Montgomery Advertiser/Newseum

Why would the same story generate dozens of different headlines? Newspapers and magazines compete for revenue and stories alike, and headlines bear the brunt. Printed in bold above a story, a single word—a “Disaster,” say, or a “Flattened”—can beckon our attention as well as shape our expectations for the news that follows. Good headlines do both.

Of course, there’s more than one way to headline a tornado. A headline can obscure or uncover; it can be a secret handshake or a shout from a familiar voice. Many of the papers that ran Associated Press coverage emphasized the tornado’s impact (“In Ruin,” “Total Destruction”) or fatality estimates (which reached as high as 91 before settling at 24). The AP story contains within it many of the adjectives used in headlines by other papers—“monstrous” and “flattening,” for instance. The AP’s headline? “Huge Tornado Hits Oklahoma City Suburb, Kills 51.”

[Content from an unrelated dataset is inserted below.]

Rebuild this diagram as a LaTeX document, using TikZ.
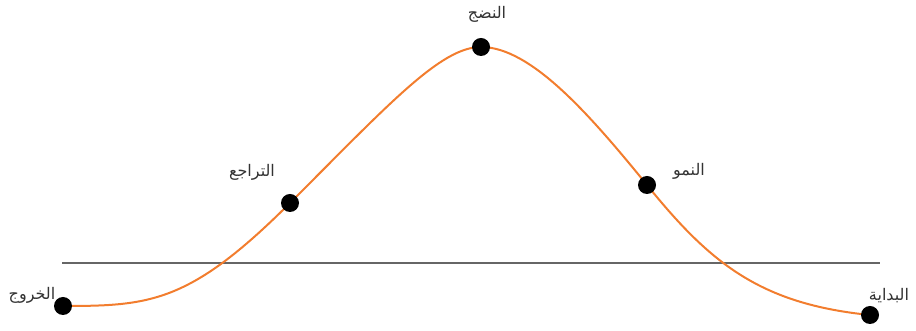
\documentclass[tikz,border=0pt]{standalone}
\usepackage{fontspec}
\newfontfamily\arabicfont[Script=Arabic]{DejaVu Sans}
\TeXXeTstate=1
\usepackage{tikz}
\usetikzlibrary{positioning}
\definecolor{curveorange}{HTML}{F27D2E}
\definecolor{axisgray}{HTML}{666666}
\definecolor{lblgray}{HTML}{333333}
\tikzset{
  dot/.style   = {circle, fill=black, minimum size=18pt, inner sep=0pt},
  lbl/.style   = {font=\arabicfont\fontsize{16}{18}\selectfont, text=lblgray, inner sep=0pt},
  cycle/.style = {curveorange, line width=2pt},
  base/.style  = {axisgray, line width=1.5pt},
}

\begin{document}
\begin{tikzpicture}[x=1pt, y=1pt]
  \useasboundingbox (0,0) rectangle (916,331);
  % baseline
  \coordinate (bl) at (62,68);
  \coordinate (br) at (880,68);
  \draw[base] (bl) -- (br);
  % stage points
  \coordinate (pex) at (63,25);
  \coordinate (pdc) at (290,128);
  \coordinate (ppk) at (481,284);
  \coordinate (pgr) at (647,146);
  \coordinate (pst) at (870,16);
  % life cycle curve
  \draw[cycle] (pex) .. controls (150,25) and (190,28) .. (pdc)
                     .. controls (390,228) and (441,284) .. (ppk)
                     .. controls (531,284) and (590,216) .. (pgr)
                     .. controls (710,68) and (760,27) .. (pst);
  % dots
  \node[dot] (ex) at (pex) {};
  \node[dot] (dc) at (pdc) {};
  \node[dot] (pk) at (ppk) {};
  \node[dot] (gr) at (pgr) {};
  \node[dot] (st) at (pst) {};
  % labels
  \node[lbl, xshift=6pt, yshift=33pt] (lpk) at (pk) {\beginR النضج\endR};
  \node[lbl, xshift=42pt, yshift=14pt] (lgr) at (gr) {\beginR النمو\endR};
  \node[lbl, xshift=-38pt, yshift=31pt] (ldc) at (dc) {\beginR التراجع\endR};
  \node[lbl, xshift=-31pt, yshift=11pt] (lex) at (ex) {\beginR الخروج\endR};
  \node[lbl, xshift=19pt, yshift=19pt] (lst) at (st) {\beginR البداية\endR};
\end{tikzpicture}
\end{document}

While many newspapers used vague headlines to appeal to readers’ curiosity, several Oklahoma newspapers connected to readers by referring to recent history. Rather than intrigue readers with the mysterious, these papers provoked their audience with the familiar. The Oklahoman, based in nearby Oklahoma City, printed “Worse than May 3rd” on its front page, above a photo of bloodied teachers leading children from a Moore elementary school, in reference to a 1999 string of tornadoes that killed 46 people across Oklahoma and Kansas. The Tulsa World’s headline, preceded by the city’s tornado history and estimated casualties, simply read “Moore Again.”

Even a bad headline must be a good lure. For several years, I worked at a weekly newspaper in a city that had two such publications. The rival papers were displayed in brightly colored boxes that often stood side by side. Each had its loyal readers and, I assume, each tried to win over a few from its competitor.

So, every week, our staff considered what combination of headlines and art might boost our readership. We used big photos, bigger fonts, fewer words, innumerable puns. We played to our readers’ expectations, provoked them, and tried to confound them. On more than one occasion, my editor took a galley proof off the printer, left the office, found a distribution box, and replaced the current week’s issue with the next week’s rough draft. From a distance of 15 feet, she’d ask us to decide whether the cover tempted us to pick up the paper.

Online news sites have their own version of this test. In April, Gawker Media owner Nick Denton sent his employees a letter about headline length. He spotlighted a story on Deadspin.com about Notre Dame football star Manti Te’o, whose girlfriend had reportedly died during Te’o’s superlative senior year. The story’s headline, “Manti Te’o’s Dead Girlfriend, the Most Heartbreaking and Inspirational Story of the College Football Season, Is a Hoax”—is 118 characters long.

For many news sites, that length isn’t ideal. Google search results for the Deadspin story returned only the first 70 characters, and omitted important words that came after the limit, like “hoax.” Denton told employees that their “wordy headlines are a growing disadvantage,” and should be kept below 70 characters to take advantage of search algorithms. Gawker published a story about his announcement under the headline “Boss Writes Memo.” It’s a bad headline for the sake of a good joke, but how many readers reached the punchline? At the Nieman Journalism Lab, Justin Ellis skipped the laughs and offered a few alternatives that met Gawker’s character limit the right way—“Denton: Shorter headlines,” for instance.

Headlines shouldn’t just build readership. The best headlines forge a contract with readers that journalists must honor with the stories that follow them. A headline that tricks you into reading a story has done its job once. But a headline that gives you good context for understanding a story, and earnestly following it, has done its job well.

So, if you’re a reader, let headlines pique your curiosity, but be sure journalists deliver further down the page. This advice is an oversimplification, of course. Then again, so is a headline.